▶ PROBLEM TO WORK ON:
Copy out each line in the material below that has the word "with".

▶ STORED DATA:
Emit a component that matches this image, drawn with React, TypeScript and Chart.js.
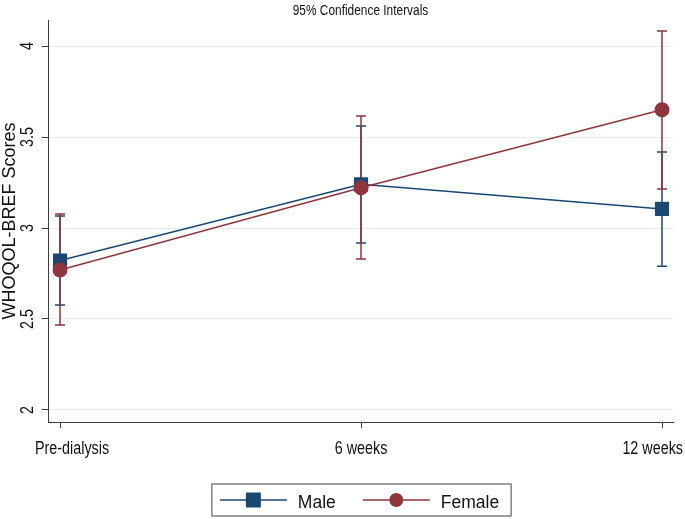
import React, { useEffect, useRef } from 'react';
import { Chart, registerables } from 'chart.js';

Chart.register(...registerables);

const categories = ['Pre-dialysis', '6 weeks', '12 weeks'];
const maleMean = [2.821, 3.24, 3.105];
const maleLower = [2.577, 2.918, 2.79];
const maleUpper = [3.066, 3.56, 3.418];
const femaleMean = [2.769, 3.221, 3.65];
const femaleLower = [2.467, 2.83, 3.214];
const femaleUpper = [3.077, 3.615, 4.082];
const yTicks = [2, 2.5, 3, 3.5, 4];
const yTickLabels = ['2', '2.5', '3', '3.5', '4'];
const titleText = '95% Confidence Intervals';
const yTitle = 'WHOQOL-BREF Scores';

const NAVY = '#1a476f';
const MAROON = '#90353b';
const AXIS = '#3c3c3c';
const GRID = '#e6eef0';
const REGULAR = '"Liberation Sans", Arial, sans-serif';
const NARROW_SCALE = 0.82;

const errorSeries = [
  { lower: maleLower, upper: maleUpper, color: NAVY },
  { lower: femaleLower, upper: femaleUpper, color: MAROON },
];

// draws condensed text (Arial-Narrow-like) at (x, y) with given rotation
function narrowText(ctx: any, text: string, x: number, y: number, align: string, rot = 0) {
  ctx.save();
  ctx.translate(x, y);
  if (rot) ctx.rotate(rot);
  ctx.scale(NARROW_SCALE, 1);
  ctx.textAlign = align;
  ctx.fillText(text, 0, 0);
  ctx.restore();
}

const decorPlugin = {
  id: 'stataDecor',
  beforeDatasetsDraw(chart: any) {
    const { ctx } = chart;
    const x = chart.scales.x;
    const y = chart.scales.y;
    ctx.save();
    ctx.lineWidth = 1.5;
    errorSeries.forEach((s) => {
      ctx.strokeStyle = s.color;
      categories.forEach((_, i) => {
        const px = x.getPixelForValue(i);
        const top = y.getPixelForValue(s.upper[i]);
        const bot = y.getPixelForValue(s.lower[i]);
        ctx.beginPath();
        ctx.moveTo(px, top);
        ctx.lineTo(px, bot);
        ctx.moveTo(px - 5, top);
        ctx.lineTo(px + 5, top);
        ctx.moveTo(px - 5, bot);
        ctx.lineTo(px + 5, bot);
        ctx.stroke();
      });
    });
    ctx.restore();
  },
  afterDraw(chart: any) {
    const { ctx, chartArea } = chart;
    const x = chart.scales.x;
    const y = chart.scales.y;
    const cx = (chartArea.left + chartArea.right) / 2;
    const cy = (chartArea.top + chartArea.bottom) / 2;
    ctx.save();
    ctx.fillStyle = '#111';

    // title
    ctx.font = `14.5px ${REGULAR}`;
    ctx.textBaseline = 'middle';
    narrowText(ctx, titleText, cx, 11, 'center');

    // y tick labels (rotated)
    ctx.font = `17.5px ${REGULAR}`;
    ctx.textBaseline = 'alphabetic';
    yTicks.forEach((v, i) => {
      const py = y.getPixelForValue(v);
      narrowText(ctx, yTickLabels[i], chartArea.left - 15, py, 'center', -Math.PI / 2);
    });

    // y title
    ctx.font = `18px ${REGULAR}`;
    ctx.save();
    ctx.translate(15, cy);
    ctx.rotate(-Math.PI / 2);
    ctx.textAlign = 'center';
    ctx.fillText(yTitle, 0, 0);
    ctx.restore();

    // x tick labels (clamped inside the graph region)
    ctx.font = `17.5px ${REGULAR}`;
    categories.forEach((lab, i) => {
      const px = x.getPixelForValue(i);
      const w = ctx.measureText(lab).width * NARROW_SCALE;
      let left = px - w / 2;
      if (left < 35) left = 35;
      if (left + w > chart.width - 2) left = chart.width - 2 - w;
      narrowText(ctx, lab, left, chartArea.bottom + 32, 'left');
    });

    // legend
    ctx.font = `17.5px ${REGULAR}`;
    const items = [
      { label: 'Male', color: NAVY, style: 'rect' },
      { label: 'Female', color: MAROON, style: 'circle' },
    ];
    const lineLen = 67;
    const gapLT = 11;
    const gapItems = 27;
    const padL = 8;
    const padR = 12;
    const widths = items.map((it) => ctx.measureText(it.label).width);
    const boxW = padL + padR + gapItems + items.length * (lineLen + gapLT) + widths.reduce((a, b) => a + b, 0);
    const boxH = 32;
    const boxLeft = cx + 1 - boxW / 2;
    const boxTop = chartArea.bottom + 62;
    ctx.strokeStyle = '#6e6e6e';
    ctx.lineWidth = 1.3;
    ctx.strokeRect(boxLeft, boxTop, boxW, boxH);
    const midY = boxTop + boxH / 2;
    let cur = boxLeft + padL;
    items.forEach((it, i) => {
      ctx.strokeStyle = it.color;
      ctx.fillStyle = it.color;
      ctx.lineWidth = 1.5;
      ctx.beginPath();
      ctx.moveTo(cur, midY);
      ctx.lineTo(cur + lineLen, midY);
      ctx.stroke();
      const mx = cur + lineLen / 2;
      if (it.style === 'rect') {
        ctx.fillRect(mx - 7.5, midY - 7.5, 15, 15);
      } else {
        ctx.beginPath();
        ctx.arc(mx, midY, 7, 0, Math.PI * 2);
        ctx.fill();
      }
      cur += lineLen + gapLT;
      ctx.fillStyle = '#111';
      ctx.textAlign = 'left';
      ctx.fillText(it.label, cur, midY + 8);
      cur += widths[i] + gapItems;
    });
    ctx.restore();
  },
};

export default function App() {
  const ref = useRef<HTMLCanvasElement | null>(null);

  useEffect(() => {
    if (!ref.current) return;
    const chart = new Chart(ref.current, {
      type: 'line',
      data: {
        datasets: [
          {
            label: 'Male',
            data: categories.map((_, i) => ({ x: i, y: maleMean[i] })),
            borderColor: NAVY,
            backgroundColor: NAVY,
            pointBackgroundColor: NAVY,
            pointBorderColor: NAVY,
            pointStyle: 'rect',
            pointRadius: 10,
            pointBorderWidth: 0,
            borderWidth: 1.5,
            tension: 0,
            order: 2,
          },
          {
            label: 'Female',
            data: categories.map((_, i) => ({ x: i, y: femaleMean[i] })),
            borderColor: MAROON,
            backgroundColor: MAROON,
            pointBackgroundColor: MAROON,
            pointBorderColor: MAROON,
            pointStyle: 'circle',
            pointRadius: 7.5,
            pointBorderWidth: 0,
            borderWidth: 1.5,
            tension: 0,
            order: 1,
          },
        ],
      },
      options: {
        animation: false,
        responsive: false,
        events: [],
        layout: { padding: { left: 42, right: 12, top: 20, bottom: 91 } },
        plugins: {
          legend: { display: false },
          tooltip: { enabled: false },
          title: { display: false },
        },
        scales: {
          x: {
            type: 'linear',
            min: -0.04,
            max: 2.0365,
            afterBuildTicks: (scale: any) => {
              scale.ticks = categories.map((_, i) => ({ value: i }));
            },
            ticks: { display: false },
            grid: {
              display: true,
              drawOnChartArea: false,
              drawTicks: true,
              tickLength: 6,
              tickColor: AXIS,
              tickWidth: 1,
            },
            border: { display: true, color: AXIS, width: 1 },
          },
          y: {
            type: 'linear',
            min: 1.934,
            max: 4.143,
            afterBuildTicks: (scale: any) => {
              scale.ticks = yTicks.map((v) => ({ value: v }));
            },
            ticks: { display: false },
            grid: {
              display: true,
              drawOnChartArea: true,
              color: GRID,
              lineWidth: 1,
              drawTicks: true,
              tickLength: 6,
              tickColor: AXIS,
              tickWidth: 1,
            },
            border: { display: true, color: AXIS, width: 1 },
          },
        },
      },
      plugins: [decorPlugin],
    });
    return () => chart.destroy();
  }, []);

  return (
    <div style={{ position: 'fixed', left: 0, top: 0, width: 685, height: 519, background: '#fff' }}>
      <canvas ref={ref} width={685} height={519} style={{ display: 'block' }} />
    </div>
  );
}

▶ ANSWER TO THIS EXERCISE:
Emit a component that matches this image, drawn with React, TypeScript and Chart.js.
// draws condensed text (Arial-Narrow-like) at (x, y) with given rotation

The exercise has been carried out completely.